As mentioned above, one of the currents in the Begg / Prime view that concerns me most is referring to the pastoral call as irresistible. I recently asked a fairly well-known Reformed theologian this very question and the question appears to have taken him by surprise. If anyone can recommend any (Reformed!) treatments on whether or not a pastoral call is irresistible, I’d certainly be interested in reading it.


----------



## moral necessity

James Swan said:


> As mentioned above, one of the currents in the Begg / Prime view that concerns me most is referring to the pastoral call as irresistible. I recently asked a fairly well-known Reformed theologian this very question and the question appears to have taken him by surprise. If anyone can recommend any (Reformed!) treatments on whether or not a pastoral call is irresistible, I’d certainly be interested in reading it.



This would probably depend upon your view of Sovereignty and from whose perspective you are evaluating the situation from. From man's perspective, Jonah appeared to resist the call of the ministry for a season, as did Paul, kicking against the goads. Yet, from God's perspective, "who can resist his will?" "The king's heart is like channels of water in the hands of the Lord; he turns it wherever he wishes." - Prov. 24:1.

Blessings!


----------



## James Swan

moral necessity said:


> This would probably depend upon your view of Sovereignty and from whose perspective you are evaluating the situation from. From man's perspective, Jonah appeared to resist the call of the ministry for a season, as did Paul, kicking against the goads. Yet, from God's perspective, "who can resist his will?" "The king's heart is like channels of water in the hands of the Lord; he turns it wherever he wishes." - Prov. 24:1. Blessings!

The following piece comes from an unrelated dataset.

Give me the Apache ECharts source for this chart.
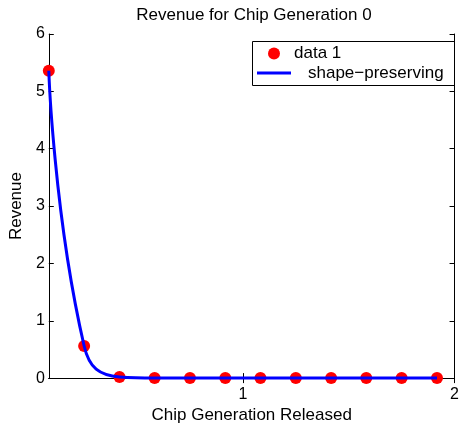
<!DOCTYPE html>
<html>
<head>
<meta charset="utf-8">
<script src="https://cdn.jsdelivr.net/npm/echarts@6/dist/echarts.min.js"></script>
<style>
  html, body { margin: 0; padding: 0; background: #fff; }
  #chart { width: 462px; height: 429px; }
</style>
</head>
<body>
<div id="chart"></div>
<script>
// Chip generation release points and the revenue observed at each
const releases = [0.083, 0.25, 0.417, 0.583, 0.75, 0.917, 1.083, 1.25, 1.417, 1.583, 1.75, 1.917];
const revenue = [5.36, 0.56, 0.02, 0, 0, 0, 0, 0, 0, 0, 0, 0];
const xTicks = [1, 2];
const yTicks = [0, 1, 2, 3, 4, 5, 6];

const points = releases.map((x, i) => [x, revenue[i]]);
const FONT = 'Liberation Sans, Arial, Helvetica, sans-serif';

const chart = echarts.init(document.getElementById('chart'), null, { renderer: 'canvas' });

const frameAxis = {
  axisLine: { show: true, lineStyle: { color: '#000', width: 1 } },
  splitLine: { show: false }
};

chart.setOption({
  animation: false,
  backgroundColor: '#fff',
  title: {
    text: 'Revenue for Chip Generation 0',
    left: 254, top: 7, textAlign: 'center', padding: 0,
    textStyle: { fontFamily: FONT, fontSize: 17, fontWeight: 'normal', color: '#000' }
  },
  grid: { left: 47, right: 5, top: 34, bottom: 49, containLabel: false },
  xAxis: [
    Object.assign({}, frameAxis, {
      type: 'value', position: 'bottom', min: releases[0], max: 2,
      name: 'Chip Generation Released', nameLocation: 'middle', nameGap: 23,
      nameTextStyle: { fontFamily: FONT, fontSize: 17, color: '#000' },
      axisTick: { show: true, inside: true, length: 5, customValues: xTicks, lineStyle: { color: '#000' } },
      axisLabel: { show: true, customValues: xTicks, margin: 8, fontFamily: FONT, fontSize: 16, color: '#000' }
    }),
    Object.assign({}, frameAxis, {
      type: 'value', position: 'top', min: releases[0], max: 2,
      axisTick: { show: true, inside: true, length: 5, customValues: xTicks, lineStyle: { color: '#000' } },
      axisLabel: { show: false }
    })
  ],
  yAxis: [
    Object.assign({}, frameAxis, {
      type: 'value', position: 'left', min: 0, max: 6, interval: 1,
      name: 'Revenue', nameLocation: 'middle', nameGap: 17, nameRotate: 90,
      nameTextStyle: { fontFamily: FONT, fontSize: 17, color: '#000' },
      axisTick: { show: true, inside: true, length: 5, customValues: yTicks, lineStyle: { color: '#000' } },
      axisLabel: { show: true, margin: 4, fontFamily: FONT, fontSize: 16, color: '#000' }
    }),
    Object.assign({}, frameAxis, {
      type: 'value', position: 'right', min: 0, max: 6, interval: 1,
      axisTick: { show: true, inside: true, length: 5, lineStyle: { color: '#000' } },
      axisLabel: { show: false }
    })
  ],
  legend: [
    {
      data: ['data 1'], left: 268, top: 45, orient: 'vertical', padding: 0,
      icon: 'circle', itemWidth: 12, itemHeight: 12,
      textStyle: { fontFamily: FONT, fontSize: 17, color: '#000', padding: [0, 0, 0, 9] }
    },
    {
      data: ['shape\u2212preserving'], left: 257, top: 64.5, orient: 'vertical', padding: 0,
      icon: 'rect', itemWidth: 34, itemHeight: 3,
      textStyle: { fontFamily: FONT, fontSize: 17, color: '#000', padding: [0, 0, 0, 12] }
    }
  ],
  graphic: [{
    type: 'rect', left: 250, top: 39, z: 100,
    shape: { width: 202, height: 44 },
    style: { fill: 'none', stroke: '#000', lineWidth: 1 }
  }],
  series: [
    {
      name: 'data 1', type: 'scatter', data: points,
      symbol: 'circle', symbolSize: 12, clip: false,
      itemStyle: { color: '#ff0000', opacity: 1 }, z: 3
    },
    {
      name: 'shape\u2212preserving', type: 'line', data: points,
      smooth: 0.5, showSymbol: false, symbol: 'none', clip: false,
      lineStyle: { color: '#0000ff', width: 3 }, itemStyle: { color: '#0000ff' }, z: 4
    }
  ]
});
</script>
</body>
</html>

This is actually part of the tension between the two books. The Thomas book appears to have a cessationalist current running through it. That is, one shouldn’t compare a call today to a specific task given by God to that which was given to those mentioned in the Bible. In other words, I would speculate Thomas would say that the examples you give (Jonah, Paul), don’t apply to describing God’s call to ministry today. In other words, we can certainly view the sovereingty of God determining the course of his prophets and apostles in their purpose being to preach his word, testify of Christ, and contribute to closing of the canon. From our perspective today, I would speculate that Thomas would say the visible church is that which makes the final determination of any sort of call to ministry (even if they say "no" and your heart says "yes").


----------